DATA EXTRACT =
- - -

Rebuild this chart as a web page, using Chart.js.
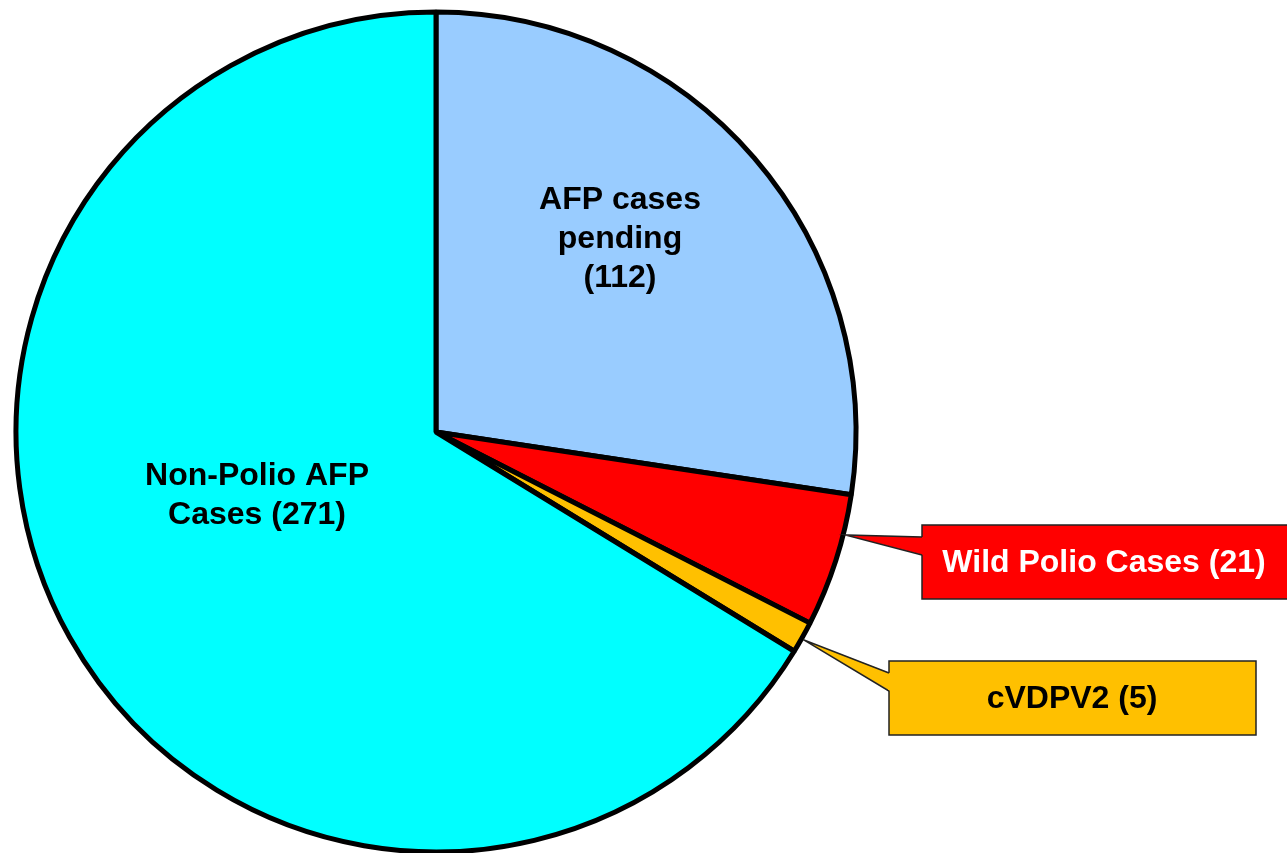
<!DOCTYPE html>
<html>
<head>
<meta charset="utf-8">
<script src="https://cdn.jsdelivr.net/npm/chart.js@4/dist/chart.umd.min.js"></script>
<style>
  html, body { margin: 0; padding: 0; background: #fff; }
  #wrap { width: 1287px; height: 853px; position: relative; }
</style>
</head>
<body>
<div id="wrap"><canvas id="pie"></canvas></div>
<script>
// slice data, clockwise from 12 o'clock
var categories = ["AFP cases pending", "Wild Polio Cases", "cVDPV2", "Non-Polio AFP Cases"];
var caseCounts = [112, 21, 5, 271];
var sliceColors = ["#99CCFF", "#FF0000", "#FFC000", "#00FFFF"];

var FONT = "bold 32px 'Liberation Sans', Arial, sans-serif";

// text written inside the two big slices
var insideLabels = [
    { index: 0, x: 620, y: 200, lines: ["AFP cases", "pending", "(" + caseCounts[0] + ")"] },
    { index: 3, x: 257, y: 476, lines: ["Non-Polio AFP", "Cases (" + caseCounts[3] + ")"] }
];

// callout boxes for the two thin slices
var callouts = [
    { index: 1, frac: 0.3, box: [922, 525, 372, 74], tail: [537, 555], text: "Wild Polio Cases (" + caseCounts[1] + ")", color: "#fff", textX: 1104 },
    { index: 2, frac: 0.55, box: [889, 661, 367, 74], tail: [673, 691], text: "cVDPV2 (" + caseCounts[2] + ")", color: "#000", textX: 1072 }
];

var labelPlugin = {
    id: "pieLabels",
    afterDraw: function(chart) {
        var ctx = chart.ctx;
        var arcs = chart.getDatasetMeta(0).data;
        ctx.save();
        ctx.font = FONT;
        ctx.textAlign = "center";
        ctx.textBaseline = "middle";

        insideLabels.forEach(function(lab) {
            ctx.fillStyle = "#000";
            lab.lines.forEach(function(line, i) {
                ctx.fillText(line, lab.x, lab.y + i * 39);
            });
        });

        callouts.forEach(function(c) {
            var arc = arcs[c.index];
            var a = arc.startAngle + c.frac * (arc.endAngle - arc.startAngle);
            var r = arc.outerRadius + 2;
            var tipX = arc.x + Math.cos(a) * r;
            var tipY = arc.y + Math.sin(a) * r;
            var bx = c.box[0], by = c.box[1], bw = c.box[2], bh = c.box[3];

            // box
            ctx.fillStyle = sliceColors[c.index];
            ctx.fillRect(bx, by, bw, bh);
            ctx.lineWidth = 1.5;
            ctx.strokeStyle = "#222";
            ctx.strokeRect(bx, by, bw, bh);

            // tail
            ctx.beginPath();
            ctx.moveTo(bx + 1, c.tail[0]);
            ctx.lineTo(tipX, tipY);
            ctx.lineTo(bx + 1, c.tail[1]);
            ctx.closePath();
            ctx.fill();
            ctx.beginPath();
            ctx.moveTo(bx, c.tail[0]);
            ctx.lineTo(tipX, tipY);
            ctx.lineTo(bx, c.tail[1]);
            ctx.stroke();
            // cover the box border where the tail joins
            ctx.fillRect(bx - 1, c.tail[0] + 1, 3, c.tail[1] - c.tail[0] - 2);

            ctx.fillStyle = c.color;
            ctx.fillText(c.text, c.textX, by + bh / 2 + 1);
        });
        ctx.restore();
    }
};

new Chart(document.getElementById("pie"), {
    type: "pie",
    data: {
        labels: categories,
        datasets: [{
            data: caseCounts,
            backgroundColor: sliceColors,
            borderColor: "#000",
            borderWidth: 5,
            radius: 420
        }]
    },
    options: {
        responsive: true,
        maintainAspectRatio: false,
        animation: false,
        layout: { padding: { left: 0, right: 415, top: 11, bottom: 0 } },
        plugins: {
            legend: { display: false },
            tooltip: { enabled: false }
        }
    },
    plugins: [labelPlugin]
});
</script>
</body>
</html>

- - -

Would you set down the listing exactly, omitting pictures?

Rebuild this chart as a web page, using Chart.js.
<!DOCTYPE html>
<html>
<head>
<meta charset="utf-8">
<script src="https://cdn.jsdelivr.net/npm/chart.js@4/dist/chart.umd.min.js"></script>
<style>
  html, body { margin: 0; padding: 0; background: #fff; }
  #wrap { width: 1287px; height: 853px; position: relative; }
</style>
</head>
<body>
<div id="wrap"><canvas id="pie"></canvas></div>
<script>
// slice data, clockwise from 12 o'clock
var categories = ["AFP cases pending", "Wild Polio Cases", "cVDPV2", "Non-Polio AFP Cases"];
var caseCounts = [112, 21, 5, 271];
var sliceColors = ["#99CCFF", "#FF0000", "#FFC000", "#00FFFF"];

var FONT = "bold 32px 'Liberation Sans', Arial, sans-serif";

// text written inside the two big slices
var insideLabels = [
    { index: 0, x: 620, y: 200, lines: ["AFP cases", "pending", "(" + caseCounts[0] + ")"] },
    { index: 3, x: 257, y: 476, lines: ["Non-Polio AFP", "Cases (" + caseCounts[3] + ")"] }
];

// callout boxes for the two thin slices
var callouts = [
    { index: 1, frac: 0.3, box: [922, 525, 372, 74], tail: [537, 555], text: "Wild Polio Cases (" + caseCounts[1] + ")", color: "#fff", textX: 1104 },
    { index: 2, frac: 0.55, box: [889, 661, 367, 74], tail: [673, 691], text: "cVDPV2 (" + caseCounts[2] + ")", color: "#000", textX: 1072 }
];

var labelPlugin = {
    id: "pieLabels",
    afterDraw: function(chart) {
        var ctx = chart.ctx;
        var arcs = chart.getDatasetMeta(0).data;
        ctx.save();
        ctx.font = FONT;
        ctx.textAlign = "center";
        ctx.textBaseline = "middle";

        insideLabels.forEach(function(lab) {
            ctx.fillStyle = "#000";
            lab.lines.forEach(function(line, i) {
                ctx.fillText(line, lab.x, lab.y + i * 39);
            });
        });

        callouts.forEach(function(c) {
            var arc = arcs[c.index];
            var a = arc.startAngle + c.frac * (arc.endAngle - arc.startAngle);
            var r = arc.outerRadius + 2;
            var tipX = arc.x + Math.cos(a) * r;
            var tipY = arc.y + Math.sin(a) * r;
            var bx = c.box[0], by = c.box[1], bw = c.box[2], bh = c.box[3];

            // box
            ctx.fillStyle = sliceColors[c.index];
            ctx.fillRect(bx, by, bw, bh);
            ctx.lineWidth = 1.5;
            ctx.strokeStyle = "#222";
            ctx.strokeRect(bx, by, bw, bh);

            // tail
            ctx.beginPath();
            ctx.moveTo(bx + 1, c.tail[0]);
            ctx.lineTo(tipX, tipY);
            ctx.lineTo(bx + 1, c.tail[1]);
            ctx.closePath();
            ctx.fill();
            ctx.beginPath();
            ctx.moveTo(bx, c.tail[0]);
            ctx.lineTo(tipX, tipY);
            ctx.lineTo(bx, c.tail[1]);
            ctx.stroke();
            // cover the box border where the tail joins
            ctx.fillRect(bx - 1, c.tail[0] + 1, 3, c.tail[1] - c.tail[0] - 2);

            ctx.fillStyle = c.color;
            ctx.fillText(c.text, c.textX, by + bh / 2 + 1);
        });
        ctx.restore();
    }
};

new Chart(document.getElementById("pie"), {
    type: "pie",
    data: {
        labels: categories,
        datasets: [{
            data: caseCounts,
            backgroundColor: sliceColors,
            borderColor: "#000",
            borderWidth: 5,
            radius: 420
        }]
    },
    options: {
        responsive: true,
        maintainAspectRatio: false,
        animation: false,
        layout: { padding: { left: 0, right: 415, top: 11, bottom: 0 } },
        plugins: {
            legend: { display: false },
            tooltip: { enabled: false }
        }
    },
    plugins: [labelPlugin]
});
</script>
</body>
</html>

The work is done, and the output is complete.